■ Hong Kong
Staff fined over waste
Staff at a theme park say management have fined them hundreds of dollars for the loss of disposable paper plates and lunch boxes, a media report said yesterday. Unions at Ocean Park, a cliffside zoo and recreation park, say that although the lost items cost just a few cents, management had fined a handful of employees the full cost of the drinks and meals -- up to HK$25(US$3.2) -- that would have been served in them. The fines averaged a total of US$1,000 a month, the report said.
■ Cambodia
Swiss found guilty of abuse
A court sentenced a Swiss man to 11 years in prison yesterday for sexually abusing a 12-year-old girl. Hurni Hans Ulrich, 68, from Basel, was found guilty on Friday of debauchery, a legal term for sex offenses involving minors. Municipal court judge Chan Madina handed down the sentence yesterday and ordered Ulrich to pay 5 million riels (US$1,250) in compensation to the girl's parents. Ulrich denied the charges against him, saying he had never mistreated the girl and had spent more than US$1,000 to help the family and provide for her school expenses.
■ Vietnam
Bird flu found in north
Bird flu has struck poultry in Ha Tay Province, the latest in a string of outbreaks reported in recent weeks across the country, officials said yesterday. Symptoms of the H5N1 bird flu virus have been detected in two chickens at a farm in the province, just eight days after an outbreak was reported in the nearby province of Hai Duong, said Nguyen Huy Dang, director of Ha Tay Animal Health Department. Authorities slaughtered 550 chickens at the farm, Dang said.
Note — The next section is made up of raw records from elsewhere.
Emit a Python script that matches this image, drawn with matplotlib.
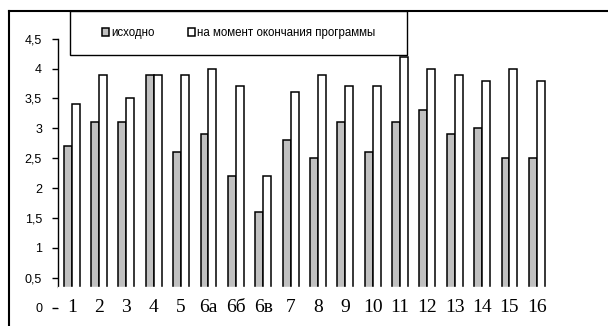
import numpy as np
import matplotlib
matplotlib.use("Agg")
import matplotlib.pyplot as plt
from matplotlib.lines import Line2D
from matplotlib.patches import Rectangle

# данные
kategorii = ["1", "2", "3", "4", "5", "6а", "6б", "6в", "7", "8",
             "9", "10", "11", "12", "13", "14", "15", "16"]
ishodno = [2.7, 3.1, 3.1, 3.9, 2.6, 2.9, 2.2, 1.6, 2.8, 2.5,
           3.1, 2.6, 3.1, 3.3, 2.9, 3.0, 2.5, 2.5]
konec = [3.4, 3.9, 3.5, 3.9, 3.9, 4.0, 3.7, 2.2, 3.6, 3.9,
         3.7, 3.7, 4.2, 4.0, 3.9, 3.8, 4.0, 3.8]
yticks = [0, 0.5, 1, 1.5, 2, 2.5, 3, 3.5, 4, 4.5]
legenda = ["исходно", "на момент окончания программы"]

W, H = 608, 326
fig = plt.figure(figsize=(W / 100, H / 100), dpi=100)
ax = fig.add_axes([58 / W, 18.5 / H, 492.5 / W, 268.8 / H])

x = np.arange(len(kategorii))
w = 0.29
b1 = ax.bar(x - w / 2, ishodno, w, color="#c0c0c0", edgecolor="black", linewidth=1.1, zorder=2)
b2 = ax.bar(x + w / 2, konec, w, color="white", edgecolor="black", linewidth=1.1, zorder=2)

ax.set_xlim(-0.5, len(kategorii) - 0.5)
ax.set_ylim(0, 4.5)

# полоса внизу, где стоят подписи категорий
ax.axhspan(0, 0.34, color="white", zorder=3)
for xi, lab in zip(x, kategorii):
    ax.text(xi, 0.0, lab, ha="center", va="center", fontsize=14,
            family="Liberation Serif", zorder=4)

for s in ["top", "right", "bottom"]:
    ax.spines[s].set_visible(False)
ax.spines["left"].set_bounds(0.34, 4.5)
ax.spines["left"].set_linewidth(1.0)
ax.set_xticks([])
ax.set_yticks(yticks)
ax.set_yticklabels([("%g" % v).replace(".", ",") for v in yticks],
                   fontsize=9, family="Liberation Sans")
ax.tick_params(axis="y", length=4.5, width=1, pad=7)

# рамка легенды
lx0, ly0, lx1, ly1 = 70, 11, 407, 55
fig.add_artist(Rectangle((lx0 / W, 1 - ly1 / H), (lx1 - lx0) / W, (ly1 - ly0) / H,
                         facecolor="white", edgecolor="black", lw=1.0, zorder=5))
lg = fig.legend([b1, b2], legenda, loc="center",
                bbox_to_anchor=((lx0 + lx1) / 2 / W, 1 - (ly0 + ly1) / 2 / H),
                ncol=2, prop={"family": "Liberation Sans", "size": 8.3},
                handlelength=0.6, handleheight=0.6, handletextpad=0.2,
                columnspacing=2.9, frameon=False)
lg.set_zorder(6)

# рамка вокруг диаграммы
fig.add_artist(Line2D([9 / W, 9 / W], [0, 1 - 11 / H], color="black", lw=1.5))
fig.add_artist(Line2D([9 / W, 1], [1 - 11 / H, 1 - 11 / H], color="black", lw=1.5))

fig.savefig("out.png", dpi=100)
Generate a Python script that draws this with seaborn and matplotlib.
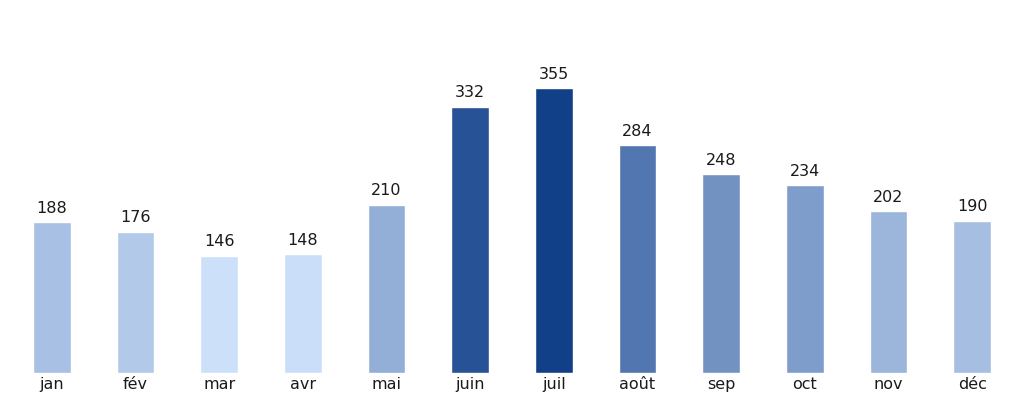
import numpy as np
import pandas as pd
import matplotlib
matplotlib.use("Agg")
import matplotlib.pyplot as plt
import seaborn as sns

# --- données ---
mois = ["jan", "fév", "mar", "avr", "mai", "juin", "juil", "août", "sep", "oct", "nov", "déc"]
valeurs = [188, 176, 146, 148, 210, 332, 355, 284, 248, 234, 202, 190]

df = pd.DataFrame({"mois": mois, "valeur": valeurs})

# couleur selon la valeur : bleu clair -> bleu foncé
clair = np.array([205, 224, 250]) / 255
fonce = np.array([18, 64, 136]) / 255
vmin, vmax = min(valeurs), max(valeurs)
couleurs = [tuple(clair + (fonce - clair) * (v - vmin) / (vmax - vmin)) for v in valeurs]

sns.set_style("white")
plt.rcParams["font.family"] = ["DejaVu Sans"]

fig = plt.figure(figsize=(10.24, 4.04), dpi=100)
ax = fig.add_axes([10 / 1024, 31 / 404, 1004 / 1024, 356 / 404])

sns.barplot(data=df, x="mois", y="valeur", hue="mois", palette=couleurs,
            width=0.45, legend=False, saturation=1, ax=ax)

for i, v in enumerate(valeurs):
    ax.text(i, v + 8, str(v), ha="center", va="bottom", fontsize=11.5, color="#1a1a1a")

ax.set_ylim(0, vmax * 1.25)
ax.set_xlim(-0.5, len(mois) - 0.5)
ax.set_xlabel("")
ax.set_ylabel("")
ax.set_yticks([])
ax.tick_params(axis="x", length=0, labelsize=11.5, colors="#1a1a1a", pad=3)
sns.despine(ax=ax, left=True, bottom=True)

fig.savefig("out.png", dpi=100)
Test results released by a government laboratory in Hanoi yesterday confirmed the two chickens were infected with H5N1.
■ Bangladesh
Man enjoys time in tree
Tired of trying to get a bit of peace and quiet in one of the world's most densely populated countries, a Bangladeshi man in Dhaka with a head for heights has hit on the perfect solution. Each day carpenter and aspiring writer Salim Hossen Gaus, aged 25, winches himself 30m in a precarious home-made pulley to a small wooden platform he has built at the top of a palm tree. "I spend four to five hours minimum in the tree reading and writing, listening to the birds chirping," he said, adding that his favorite authors were Shakespeare and the Nobel laureate, Bengali writer and poet Rabindranath Tagore.
■ Australia
Military buys new bombers
Canberra will buy 24 advanced Super Hornet fighter bombers for a total of A$6 billion (US$4.6 billion), the government said yesterday. The F/A-18F Super Hornets would ensure that the air force capabilities would be maintained during the transition to the Lockheed F-35 Lightning Joint Strike Fighter (JSF) over the next decade, Defense Minister Brendan Nelson said. The Super Hornet aircraft are built by a team including US companies Boeing, Northrup Grumman, GE Aircraft Engines and Raytheon along with more than 1,800 suppliers in the US and Canada. The Super Hornet is a highly capable, battle proven, multi role aircraft that is currently in service with the US Navy through to 2030, Nelson said.
■ Serbia
Pensioners fight over love
Police had to separate two septuagenarians fighting with a gun and an axe in a love feud over a younger woman, local media reported on Monday. The woman, 52-year-old Zivkica Jankovic, was shot in the leg during the fracas, and more than two dozen police had to be called in to stop the brawl in the southern town of Leskovac. Radivoje Sinadinovic, 77, said Jankovic had been his lover but was wooed away by his neighbor Ljubisa Petkovic, 78, who had bragged about the size of his pension. "We had planned to get married," Sinadinovic said. "But when Ljubisa came to buy plum brandy and boasted of how high his pension was, it went to her head. She left and did not come back."